== Supplied information ==

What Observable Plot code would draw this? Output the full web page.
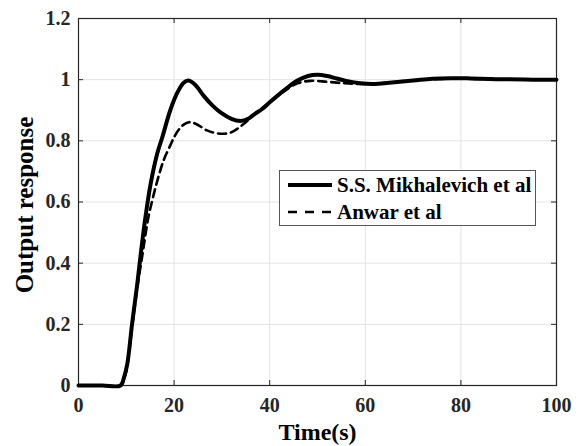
<!DOCTYPE html>
<html>
<head>
<meta charset="utf-8">
<script src="https://cdn.jsdelivr.net/npm/d3@7"></script>
<script src="https://cdn.jsdelivr.net/npm/@observablehq/plot@0.6"></script>
<style>
  html, body { margin: 0; padding: 0; background: #fff; }
  #chart svg text { font-family: 'Liberation Serif', 'Times New Roman', serif !important; font-weight: bold !important; }
</style>
</head>
<body>
<div id="chart"></div>
<script>
// Series 1: S.S. Mikhalevich et al (solid)
const timeA = [0, 5, 8.8, 9.5, 10.2, 11.2, 12.3, 13.1, 14.0, 15.1, 16.5, 17.5, 19.2, 20.6, 22.0, 23.0, 24.5, 26.2, 28, 29.7, 32, 33.9, 35.5, 36.7, 38.5, 40, 43, 45.8, 48, 50, 52, 54, 56, 59, 62, 65, 70, 74, 78, 82, 86, 90, 95, 100];
const valuesA = [0, 0, 0, 0.025, 0.07, 0.2, 0.333, 0.44, 0.55, 0.66, 0.76, 0.81, 0.90, 0.955, 0.99, 0.997, 0.982, 0.947, 0.916, 0.893, 0.872, 0.865, 0.872, 0.886, 0.905, 0.926, 0.965, 0.997, 1.012, 1.016, 1.012, 1.004, 0.996, 0.988, 0.986, 0.99, 0.997, 1.003, 1.005, 1.004, 1.002, 1.001, 1.0, 1.0];
// Series 2: Anwar et al (dashed)
const timeB = [0, 5, 8.8, 9.5, 10.2, 11.2, 12.3, 13.5, 14.5, 15.5, 16.5, 17.8, 19.2, 20, 21, 22, 23.1, 24.5, 26.9, 28.5, 30.4, 32, 33.2, 34.6, 36.7, 40, 43, 45.8, 48.5, 52, 55, 58, 62, 66, 70, 75, 80, 85, 90, 100];
const valuesB = [0, 0, 0, 0.02, 0.065, 0.19, 0.32, 0.44, 0.54, 0.61, 0.67, 0.736, 0.785, 0.812, 0.837, 0.853, 0.861, 0.856, 0.834, 0.826, 0.823, 0.828, 0.839, 0.856, 0.885, 0.926, 0.962, 0.988, 0.996, 0.993, 0.989, 0.986, 0.987, 0.992, 0.998, 1.002, 1.003, 1.002, 1.001, 1.0];

const seriesNames = ["S.S. Mikhalevich et al", "Anwar et al"];
const xTicks = [0, 20, 40, 60, 80, 100];
const xTickLabels = ["0", "20", "40", "60", "80", "100"];
const yTicks = [0, 0.2, 0.4, 0.6, 0.8, 1, 1.2];
const yTickLabels = ["0", "0.2", "0.4", "0.6", "0.8", "1", "1.2"];
const xLabel = "Time(s)";
const yLabel = "Output response";

const dataA = timeA.map((t, i) => ({t, v: valuesA[i]}));
const dataB = timeB.map((t, i) => ({t, v: valuesB[i]}));

const font = "'Liberation Serif', 'Times New Roman', serif";
const axisColor = "#262626";
const gridColor = "#e3e3e3";
const innerX = xTicks.slice(1, -1);
const innerY = yTicks.slice(1, -1);

const chart = Plot.plot({
  width: 581,
  height: 446,
  marginLeft: 78,
  marginRight: 25,
  marginTop: 18,
  marginBottom: 61,
  x: {domain: [0, 100]},
  y: {domain: [0, 1.2]},
  style: {fontFamily: font, background: "#fff", color: axisColor, fontSize: "20px", fontWeight: "bold"},
  marks: [
    Plot.gridX(innerX, {stroke: gridColor, strokeOpacity: 1, strokeWidth: 1}),
    Plot.gridY(innerY, {stroke: gridColor, strokeOpacity: 1, strokeWidth: 1}),
    // inside ticks (bottom, top, left, right)
    Plot.ruleX(xTicks, {x: d => d, y1: 0, y2: 0, insetTop: -5, stroke: axisColor}),
    Plot.ruleX(xTicks, {x: d => d, y1: 1.2, y2: 1.2, insetBottom: -5, stroke: axisColor}),
    Plot.ruleY(yTicks, {y: d => d, x1: 0, x2: 0, insetRight: -5, stroke: axisColor}),
    Plot.ruleY(yTicks, {y: d => d, x1: 100, x2: 100, insetLeft: -5, stroke: axisColor}),
    Plot.frame({stroke: axisColor, strokeWidth: 1.2}),
    Plot.axisX(xTicks, {tickSize: 0, tickPadding: 12, label: null, fontSize: 20, fontWeight: "bold", fill: axisColor,
      tickFormat: (d) => xTickLabels[xTicks.indexOf(d)]}),
    Plot.axisY(yTicks, {tickSize: 0, tickPadding: 8, label: null, fontSize: 20, fontWeight: "bold", fill: axisColor,
      tickFormat: (d) => yTickLabels[yTicks.indexOf(d)]}),
    Plot.line(dataA, {x: "t", y: "v", stroke: "#000", strokeWidth: 4, curve: "catmull-rom"}),
    Plot.line(dataB, {x: "t", y: "v", stroke: "#000", strokeWidth: 2.6, strokeDasharray: "8,5", curve: "catmull-rom"}),
    Plot.text([xLabel], {frameAnchor: "bottom", textAnchor: "middle", lineAnchor: "middle", dy: 47, fontSize: 24, fontWeight: "bold", fill: "#000", text: d => d}),
    Plot.text([yLabel], {frameAnchor: "left", textAnchor: "middle", lineAnchor: "middle", dx: -54, dy: 3, rotate: -90, fontSize: 25, fontWeight: "bold", fill: "#000", text: d => d})
  ]
});

// Legend box inside the plot area
const svg = d3.select(chart);
const lg = svg.append("g").attr("class", "legend");
lg.append("rect").attr("x", 279.5).attr("y", 170.5).attr("width", 256).attr("height", 55)
  .attr("fill", "#fff").attr("stroke", "#555").attr("stroke-width", 1);
const rows = [
  {name: seriesNames[0], y: 185, w: 4, dash: null},
  {name: seriesNames[1], y: 212, w: 2.6, dash: "9,8"}
];
rows.forEach(r => {
  lg.append("line").attr("x1", 288).attr("x2", 332).attr("y1", r.y).attr("y2", r.y)
    .attr("stroke", "#000").attr("stroke-width", r.w).attr("stroke-dasharray", r.dash);
  lg.append("text").attr("x", 337).attr("y", r.y).attr("dy", "0.35em")
    .attr("text-anchor", "start")
    .style("font-size", "21px").attr("fill", "#000")
    .text(r.name);
});

document.getElementById("chart").appendChild(chart);
</script>
</body>
</html>
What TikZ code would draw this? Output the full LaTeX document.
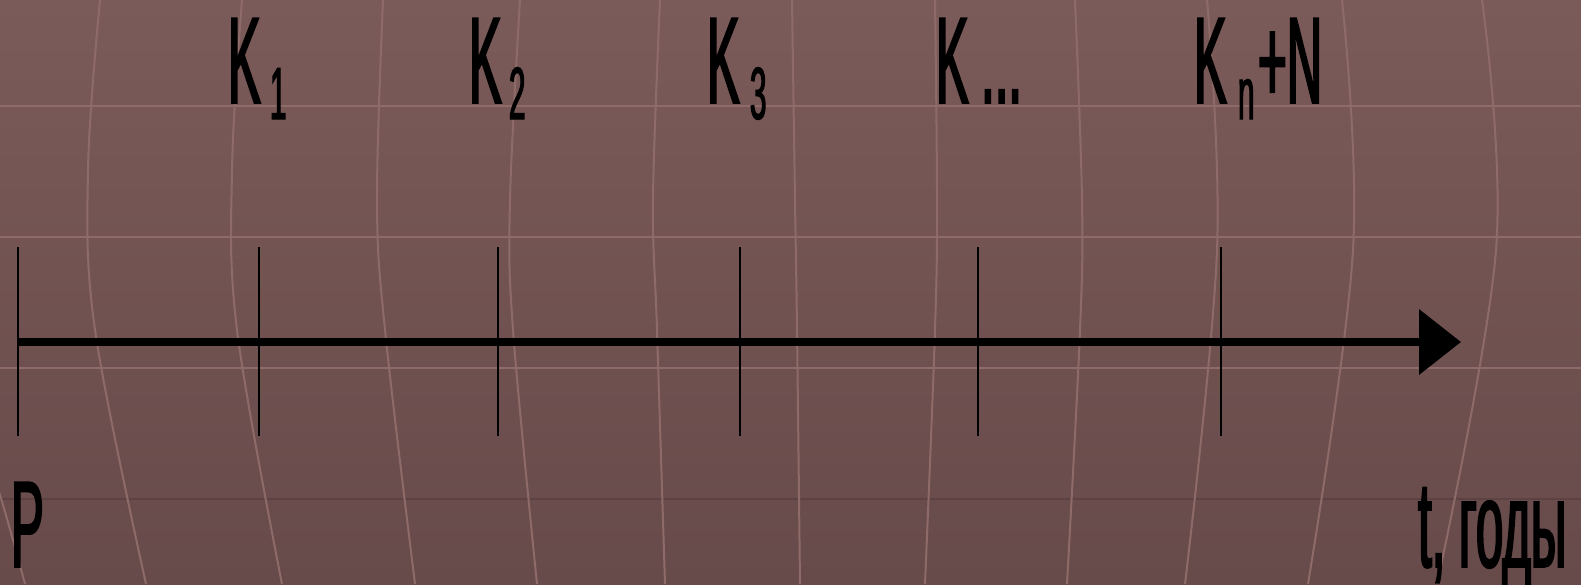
\documentclass[tikz,border=0pt]{standalone}
\usepackage{fontspec}
\setmainfont{Liberation Sans}[FakeStretch=0.4,FakeBold=1.5]
\usetikzlibrary{arrows.meta}
\definecolor{bgtop}{RGB}{123,91,89}
\definecolor{bgbot}{RGB}{103,74,74}
\definecolor{gridc}{RGB}{142,107,104}
\definecolor{darkc}{RGB}{92,66,66}
\begin{document}
\begin{tikzpicture}[x=1pt,y=-1pt,
  lbl/.style={inner sep=0pt,outer sep=0pt,anchor=base west,font=\fontsize{123}{130}\selectfont},
  sublbl/.style={inner sep=0pt,outer sep=0pt,anchor=base west,font=\fontsize{74}{80}\selectfont},
  gridline/.style={draw=gridc,line width=2pt},
  meridian/.style={draw=gridc,line width=2pt,smooth,tension=0.6},
  tickline/.style={line width=2.5pt,line cap=butt},
  axisline/.style={line width=7.5pt,-{Triangle[length=42pt,width=64pt]}}]
\useasboundingbox (0,0) rectangle (1581,584);
\shade[top color=bgtop,bottom color=bgbot] (0,0) rectangle (1581,584);
\begin{scope}
\clip (0,0) rectangle (1581,584);
\draw[gridline] (0,106) -- (1581,106);
\draw[gridline] (0,237) -- (1581,237);
\draw[gridline] (0,368) -- (1581,368);
\draw[draw=darkc,line width=2.5pt] (0,499) -- (1581,499);
\draw[meridian] plot coordinates {(-20,440) (0,495) (25,584)};
\draw[meridian] plot coordinates {(100,0) (88,170) (95,330) (146,584)};
\draw[meridian] plot coordinates {(242,0) (232,170) (237,330) (282,584)};
\draw[meridian] plot coordinates {(383,0) (377,200) (385,330) (415,584)};
\draw[meridian] plot coordinates {(520,0) (510,200) (513,330) (537,584)};
\draw[meridian] plot coordinates {(660,0) (653,200) (657,330) (665,584)};
\draw[meridian] plot coordinates {(792,0) (795,200) (797,330) (800,584)};
\draw[meridian] plot coordinates {(935,0) (937,200) (935,330) (925,584)};
\draw[meridian] plot coordinates {(1075,0) (1082,200) (1080,330) (1067,584)};
\draw[meridian] plot coordinates {(1207,0) (1217,250) (1185,584)};
\draw[meridian] plot coordinates {(1342,0) (1353,250) (1308,584)};
\draw[meridian] plot coordinates {(1482,0) (1496,250) (1437,584)};
\end{scope}
% axis
\coordinate (astart) at (18,342);
\coordinate (aend) at (1461,342);
\draw[axisline] (astart) -- (aend);
% ticks
\foreach \n/\x in {0/18,1/259,2/498,3/740,4/978,5/1221}{
  \coordinate (t\n a) at (\x,247);
  \coordinate (t\n b) at (\x,436);
  \draw[tickline] (t\n a) -- (t\n b);
}
% labels
\node[lbl] (k1) at (228,103) {K};
\node[sublbl] (k1s) at (270,119) {1};
\node[lbl] (k2) at (469,103) {K};
\node[sublbl] (k2s) at (509,119) {2};
\node[lbl] (k3) at (707,103) {K};
\node[sublbl] (k3s) at (750,119) {3};
\node[lbl] (k4) at (936,103) {K};
\node[lbl] (k4s) at (981,103) {...};
\node[lbl] (k5) at (1194,103) {K};
\node[sublbl] (k5s) at (1238,119) {n};
\node[lbl] (k5t) at (1258,103) {+N};
\node[lbl] (p) at (11,567) {P};
\node[lbl] (t) at (1418,567) {t, годы};
\end{tikzpicture}
\end{document}
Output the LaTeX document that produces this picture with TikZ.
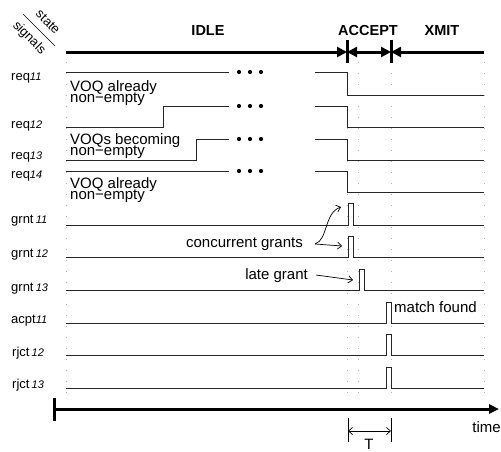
\documentclass[tikz,border=0pt]{standalone}
\usepackage{fontspec}
\setmainfont{Liberation Sans}
\usetikzlibrary{arrows.meta}
\newcommand\sigsub[1]{{\fontsize{11}{13}\selectfont\itshape #1}}
\begin{document}
\begin{tikzpicture}[x=1pt,y=-1pt,
  sig/.style={line width=0.9pt, black!85},
  gridline/.style={gray!60, line width=0.8pt, dash pattern=on 0.8pt off 10.2pt},
  lbl/.style={anchor=base west, inner sep=0pt, font=\fontsize{13}{15}\selectfont},
  ann/.style={anchor=base west, inner sep=0pt, font=\fontsize{15}{16}\selectfont},
  hdr/.style={anchor=base, inner sep=0pt, font=\fontsize{14.5}{16}\selectfont\bfseries},
  heavy/.style={line width=3pt},
  tri/.tip={Triangle[length=10pt,width=10pt]},
  sb/.tip={Straight Barb[length=4pt,width=7pt]},
  barb/.style={-{sb}, line width=0.7pt},
  dot/.style={circle, fill, inner sep=0pt, minimum size=4.2pt}
]
\useasboundingbox (0,0) rectangle (501,451);

% dotted grid
\foreach \x in {66,347,358,391,484} \draw[gridline] (\x,62) -- (\x,401);

% corner labels
\draw[line width=0.7pt] (23,14) -- (55,46);
\node[rotate=-45, inner sep=0pt, font=\fontsize{13}{15}\selectfont] (lstate) at (48,22) {state};
\node[rotate=-45, inner sep=0pt, font=\fontsize{13}{15}\selectfont] (lsignals) at (29,38) {signals};

% headers
\node[hdr] (hidle) at (208,35) {IDLE};
\node[hdr] (hacc) at (368,35) {ACCEPT};
\node[hdr] (hxmit) at (442,35) {XMIT};

% state line
\draw[heavy, -{tri}] (66,52) -- (347,52);
\draw[heavy, {tri}-{tri}] (347,52) -- (391,52);
\draw[heavy, {tri}-] (391,52) -- (484,52);
\draw[heavy] (347,40) -- (347,63);
\draw[heavy] (391,40) -- (391,63);

% signal labels
\node[lbl] (lreq11) at (11,80) {req\sigsub{11}};
\node[lbl] (lreq12) at (11,128) {req\sigsub{12}};
\node[lbl] (lreq13) at (11,159) {req\sigsub{13}};
\node[lbl] (lreq14) at (11,178) {req\sigsub{14}};
\node[lbl] (lg11) at (11,223) {grnt\,\sigsub{11}};
\node[lbl] (lg12) at (11,257) {grnt\,\sigsub{12}};
\node[lbl] (lg13) at (11,291) {grnt\,\sigsub{13}};
\node[lbl] (la11) at (11,323) {acpt\sigsub{11}};
\node[lbl] (lr12) at (12,356) {rjct\,\sigsub{12}};
\node[lbl] (lr13) at (12,388) {rjct\,\sigsub{13}};

% request waveforms
\draw[sig] (66,72) -- (229,72);
\draw[sig] (315,72) -- (347,72) -- (347,95) -- (484,95);
\draw[sig] (66,127) -- (163,127) -- (163,106) -- (229,106);
\draw[sig] (315,106) -- (347,106) -- (347,127) -- (484,127);
\draw[sig] (66,160) -- (196,160) -- (196,139) -- (229,139);
\draw[sig] (315,139) -- (347,139) -- (347,160) -- (484,160);
\draw[sig] (66,171) -- (229,171);
\draw[sig] (315,171) -- (347,171) -- (347,192) -- (484,192);
\foreach \y in {72,106,139,171}
  \foreach \x in {239,250,261} \node[dot] at (\x,\y) {};

% grant / accept / reject waveforms
\draw[sig] (66,225) -- (348,225) -- (348,203) -- (353,203) -- (353,225) -- (484,225);
\draw[sig] (66,257) -- (348,257) -- (348,236) -- (353,236) -- (353,257) -- (484,257);
\draw[sig] (66,290) -- (359,290) -- (359,269) -- (364,269) -- (364,290) -- (484,290);
\draw[sig] (66,323) -- (386,323) -- (386,302) -- (391,302) -- (391,323) -- (484,323);
\draw[sig] (66,355) -- (386,355) -- (386,334) -- (391,334) -- (391,355) -- (484,355);
\draw[sig] (66,388) -- (386,388) -- (386,367) -- (391,367) -- (391,388) -- (484,388);

% annotations
\node[ann] (voq1a) at (70,91) {VOQ already};
\node[ann] (voq1b) at (70,102) {non−empty};
\node[ann] (voq2a) at (70,144) {VOQs becoming};
\node[ann] (voq2b) at (70,155) {non−empty};
\node[ann] (voq3a) at (70,188) {VOQ already};
\node[ann] (voq3b) at (70,199) {non−empty};
\node[ann, anchor=base east] (cg) at (303,247) {concurrent grants};
\node[ann, anchor=base east] (lg) at (308,279) {late grant};
\node[ann] (mf) at (394,312) {match found};

\coordinate (cgtip1) at (342,246);
\coordinate (cgtip2) at (341,207);
\coordinate (lgtip) at (353,280);
\draw[barb] ([xshift=12pt,yshift=3pt]cg.base east) -- (cgtip1);
\draw[barb] ([xshift=12pt,yshift=3pt]cg.base east) .. controls (328,240) and (324,213) .. (cgtip2);
\draw[barb] ([xshift=8pt,yshift=4pt]lg.base east) -- (lgtip);

% time axis
\draw[heavy, -{Triangle[length=10pt,width=9pt]}] (54,409) -- (499,409);
\draw[heavy] (54,398) -- (54,421);
\node[ann, anchor=base east] (ltime) at (501,432) {time};

% T dimension
\draw[line width=0.8pt] (348,418) -- (348,442);
\draw[line width=0.8pt] (391,418) -- (391,442);
\coordinate (ta) at (348,431);
\coordinate (tb) at (391,431);
\draw[{sb}-{sb}, line width=0.7pt] (ta) -- (tb);
\node[ann, anchor=base] (lT) at (369,449) {T};
\end{tikzpicture}
\end{document}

== Stated goal ==
Write out every line from the entries where "code" appears.

== Response for this exercise ==
What Observable Plot code would draw this? Output the full web page.
What TikZ code would draw this? Output the full LaTeX document.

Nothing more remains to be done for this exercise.